SUPPLIED ENTRIES:
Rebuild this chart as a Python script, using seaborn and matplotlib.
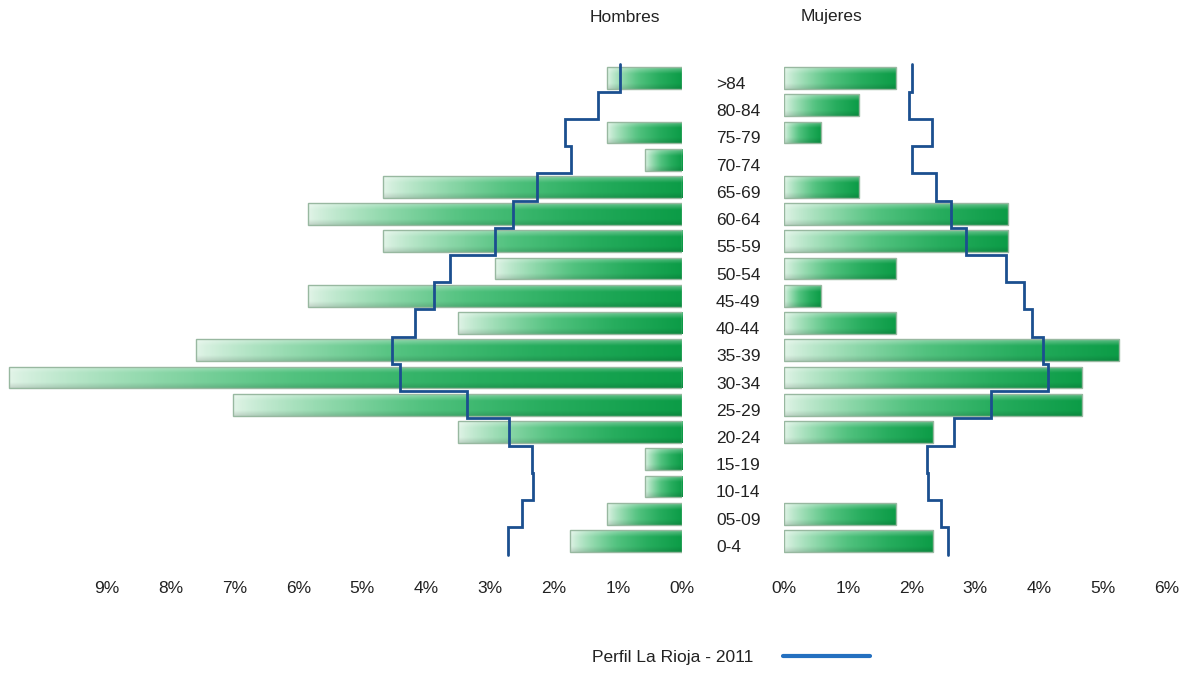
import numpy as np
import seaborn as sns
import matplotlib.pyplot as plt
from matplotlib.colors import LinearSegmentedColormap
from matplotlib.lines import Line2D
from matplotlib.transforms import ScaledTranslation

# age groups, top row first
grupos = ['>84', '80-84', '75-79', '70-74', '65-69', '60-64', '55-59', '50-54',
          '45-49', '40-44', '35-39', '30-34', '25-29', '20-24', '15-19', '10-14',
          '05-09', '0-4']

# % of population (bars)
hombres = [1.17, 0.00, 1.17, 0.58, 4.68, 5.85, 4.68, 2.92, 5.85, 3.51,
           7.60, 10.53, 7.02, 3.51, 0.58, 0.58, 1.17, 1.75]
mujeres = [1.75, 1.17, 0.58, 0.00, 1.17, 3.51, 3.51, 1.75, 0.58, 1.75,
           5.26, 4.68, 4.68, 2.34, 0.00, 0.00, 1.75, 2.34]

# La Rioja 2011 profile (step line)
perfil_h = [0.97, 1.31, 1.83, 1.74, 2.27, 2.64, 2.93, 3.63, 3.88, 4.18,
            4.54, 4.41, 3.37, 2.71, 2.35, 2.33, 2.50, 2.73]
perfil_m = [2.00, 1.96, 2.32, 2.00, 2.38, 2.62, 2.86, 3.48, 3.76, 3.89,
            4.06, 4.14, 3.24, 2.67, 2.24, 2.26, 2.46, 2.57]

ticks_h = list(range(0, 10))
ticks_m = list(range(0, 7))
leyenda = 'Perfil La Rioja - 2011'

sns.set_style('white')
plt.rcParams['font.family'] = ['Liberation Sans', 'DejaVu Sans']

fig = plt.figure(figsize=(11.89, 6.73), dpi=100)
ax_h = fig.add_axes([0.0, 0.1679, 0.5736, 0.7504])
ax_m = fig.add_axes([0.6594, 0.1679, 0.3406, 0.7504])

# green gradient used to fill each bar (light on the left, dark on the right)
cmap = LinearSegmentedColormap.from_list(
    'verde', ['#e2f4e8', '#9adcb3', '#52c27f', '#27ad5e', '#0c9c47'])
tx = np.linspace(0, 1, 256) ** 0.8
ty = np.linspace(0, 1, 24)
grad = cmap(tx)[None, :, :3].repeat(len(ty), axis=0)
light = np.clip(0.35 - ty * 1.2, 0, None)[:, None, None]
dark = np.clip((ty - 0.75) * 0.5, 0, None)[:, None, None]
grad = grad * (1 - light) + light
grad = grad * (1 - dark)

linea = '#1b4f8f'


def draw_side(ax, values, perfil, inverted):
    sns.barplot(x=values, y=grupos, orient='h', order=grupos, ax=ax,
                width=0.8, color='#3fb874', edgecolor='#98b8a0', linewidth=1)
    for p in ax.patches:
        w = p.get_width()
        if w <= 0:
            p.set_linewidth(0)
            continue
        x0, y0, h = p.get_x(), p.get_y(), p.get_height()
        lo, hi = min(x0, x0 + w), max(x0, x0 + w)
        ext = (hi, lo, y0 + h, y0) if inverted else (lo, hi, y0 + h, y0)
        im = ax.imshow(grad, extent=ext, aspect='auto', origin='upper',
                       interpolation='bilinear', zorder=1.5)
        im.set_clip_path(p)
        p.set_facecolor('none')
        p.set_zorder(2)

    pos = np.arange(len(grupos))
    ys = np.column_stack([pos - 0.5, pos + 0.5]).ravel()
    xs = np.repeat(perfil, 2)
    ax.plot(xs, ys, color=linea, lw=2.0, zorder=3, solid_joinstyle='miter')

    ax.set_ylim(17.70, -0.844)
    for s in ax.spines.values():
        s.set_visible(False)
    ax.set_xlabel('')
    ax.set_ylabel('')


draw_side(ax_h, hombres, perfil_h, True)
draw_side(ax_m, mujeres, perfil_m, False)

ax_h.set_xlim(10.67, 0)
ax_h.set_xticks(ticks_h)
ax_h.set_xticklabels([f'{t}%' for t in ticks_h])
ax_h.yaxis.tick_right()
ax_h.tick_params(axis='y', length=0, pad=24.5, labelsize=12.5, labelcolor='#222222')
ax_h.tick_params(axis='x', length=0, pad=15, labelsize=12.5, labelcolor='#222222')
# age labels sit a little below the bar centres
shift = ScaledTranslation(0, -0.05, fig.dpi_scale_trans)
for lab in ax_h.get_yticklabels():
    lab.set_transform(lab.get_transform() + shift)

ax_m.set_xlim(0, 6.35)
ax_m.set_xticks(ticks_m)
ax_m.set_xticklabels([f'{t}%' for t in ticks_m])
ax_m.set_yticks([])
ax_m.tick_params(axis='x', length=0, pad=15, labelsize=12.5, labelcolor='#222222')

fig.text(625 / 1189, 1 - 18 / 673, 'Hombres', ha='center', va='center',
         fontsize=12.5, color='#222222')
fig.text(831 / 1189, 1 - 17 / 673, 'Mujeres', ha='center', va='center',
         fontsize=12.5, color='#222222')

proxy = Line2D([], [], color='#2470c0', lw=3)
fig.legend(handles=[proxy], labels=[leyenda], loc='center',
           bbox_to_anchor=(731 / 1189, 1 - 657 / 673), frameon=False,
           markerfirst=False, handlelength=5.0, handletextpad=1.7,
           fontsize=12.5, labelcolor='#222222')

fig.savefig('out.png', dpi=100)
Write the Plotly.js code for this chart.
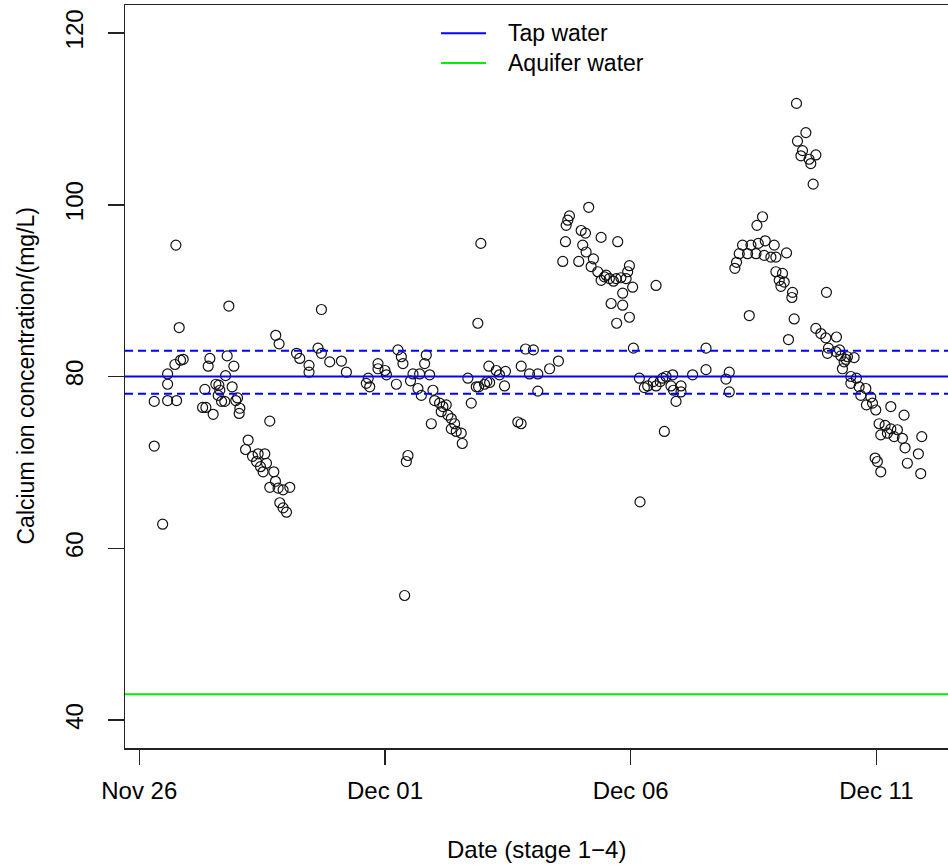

SHORT EXERCISE: Every line above should be returned exactly; the pictures stay out.

WORKED ANSWER:
Rebuild this chart as a Python script, using seaborn and matplotlib.
import numpy as np
import seaborn as sns
import matplotlib.pyplot as plt
from matplotlib.colors import LinearSegmentedColormap
from matplotlib.lines import Line2D
from matplotlib.transforms import ScaledTranslation

# age groups, top row first
grupos = ['>84', '80-84', '75-79', '70-74', '65-69', '60-64', '55-59', '50-54',
          '45-49', '40-44', '35-39', '30-34', '25-29', '20-24', '15-19', '10-14',
          '05-09', '0-4']

# % of population (bars)
hombres = [1.17, 0.00, 1.17, 0.58, 4.68, 5.85, 4.68, 2.92, 5.85, 3.51,
           7.60, 10.53, 7.02, 3.51, 0.58, 0.58, 1.17, 1.75]
mujeres = [1.75, 1.17, 0.58, 0.00, 1.17, 3.51, 3.51, 1.75, 0.58, 1.75,
           5.26, 4.68, 4.68, 2.34, 0.00, 0.00, 1.75, 2.34]

# La Rioja 2011 profile (step line)
perfil_h = [0.97, 1.31, 1.83, 1.74, 2.27, 2.64, 2.93, 3.63, 3.88, 4.18,
            4.54, 4.41, 3.37, 2.71, 2.35, 2.33, 2.50, 2.73]
perfil_m = [2.00, 1.96, 2.32, 2.00, 2.38, 2.62, 2.86, 3.48, 3.76, 3.89,
            4.06, 4.14, 3.24, 2.67, 2.24, 2.26, 2.46, 2.57]

ticks_h = list(range(0, 10))
ticks_m = list(range(0, 7))
leyenda = 'Perfil La Rioja - 2011'

sns.set_style('white')
plt.rcParams['font.family'] = ['Liberation Sans', 'DejaVu Sans']

fig = plt.figure(figsize=(11.89, 6.73), dpi=100)
ax_h = fig.add_axes([0.0, 0.1679, 0.5736, 0.7504])
ax_m = fig.add_axes([0.6594, 0.1679, 0.3406, 0.7504])

# green gradient used to fill each bar (light on the left, dark on the right)
cmap = LinearSegmentedColormap.from_list(
    'verde', ['#e2f4e8', '#9adcb3', '#52c27f', '#27ad5e', '#0c9c47'])
tx = np.linspace(0, 1, 256) ** 0.8
ty = np.linspace(0, 1, 24)
grad = cmap(tx)[None, :, :3].repeat(len(ty), axis=0)
light = np.clip(0.35 - ty * 1.2, 0, None)[:, None, None]
dark = np.clip((ty - 0.75) * 0.5, 0, None)[:, None, None]
grad = grad * (1 - light) + light
grad = grad * (1 - dark)

linea = '#1b4f8f'


def draw_side(ax, values, perfil, inverted):
    sns.barplot(x=values, y=grupos, orient='h', order=grupos, ax=ax,
                width=0.8, color='#3fb874', edgecolor='#98b8a0', linewidth=1)
    for p in ax.patches:
        w = p.get_width()
        if w <= 0:
            p.set_linewidth(0)
            continue
        x0, y0, h = p.get_x(), p.get_y(), p.get_height()
        lo, hi = min(x0, x0 + w), max(x0, x0 + w)
        ext = (hi, lo, y0 + h, y0) if inverted else (lo, hi, y0 + h, y0)
        im = ax.imshow(grad, extent=ext, aspect='auto', origin='upper',
                       interpolation='bilinear', zorder=1.5)
        im.set_clip_path(p)
        p.set_facecolor('none')
        p.set_zorder(2)

    pos = np.arange(len(grupos))
    ys = np.column_stack([pos - 0.5, pos + 0.5]).ravel()
    xs = np.repeat(perfil, 2)
    ax.plot(xs, ys, color=linea, lw=2.0, zorder=3, solid_joinstyle='miter')

    ax.set_ylim(17.70, -0.844)
    for s in ax.spines.values():
        s.set_visible(False)
    ax.set_xlabel('')
    ax.set_ylabel('')


draw_side(ax_h, hombres, perfil_h, True)
draw_side(ax_m, mujeres, perfil_m, False)

ax_h.set_xlim(10.67, 0)
ax_h.set_xticks(ticks_h)
ax_h.set_xticklabels([f'{t}%' for t in ticks_h])
ax_h.yaxis.tick_right()
ax_h.tick_params(axis='y', length=0, pad=24.5, labelsize=12.5, labelcolor='#222222')
ax_h.tick_params(axis='x', length=0, pad=15, labelsize=12.5, labelcolor='#222222')
# age labels sit a little below the bar centres
shift = ScaledTranslation(0, -0.05, fig.dpi_scale_trans)
for lab in ax_h.get_yticklabels():
    lab.set_transform(lab.get_transform() + shift)

ax_m.set_xlim(0, 6.35)
ax_m.set_xticks(ticks_m)
ax_m.set_xticklabels([f'{t}%' for t in ticks_m])
ax_m.set_yticks([])
ax_m.tick_params(axis='x', length=0, pad=15, labelsize=12.5, labelcolor='#222222')

fig.text(625 / 1189, 1 - 18 / 673, 'Hombres', ha='center', va='center',
         fontsize=12.5, color='#222222')
fig.text(831 / 1189, 1 - 17 / 673, 'Mujeres', ha='center', va='center',
         fontsize=12.5, color='#222222')

proxy = Line2D([], [], color='#2470c0', lw=3)
fig.legend(handles=[proxy], labels=[leyenda], loc='center',
           bbox_to_anchor=(731 / 1189, 1 - 657 / 673), frameon=False,
           markerfirst=False, handlelength=5.0, handletextpad=1.7,
           fontsize=12.5, labelcolor='#222222')

fig.savefig('out.png', dpi=100)
Write the Plotly.js code for this chart.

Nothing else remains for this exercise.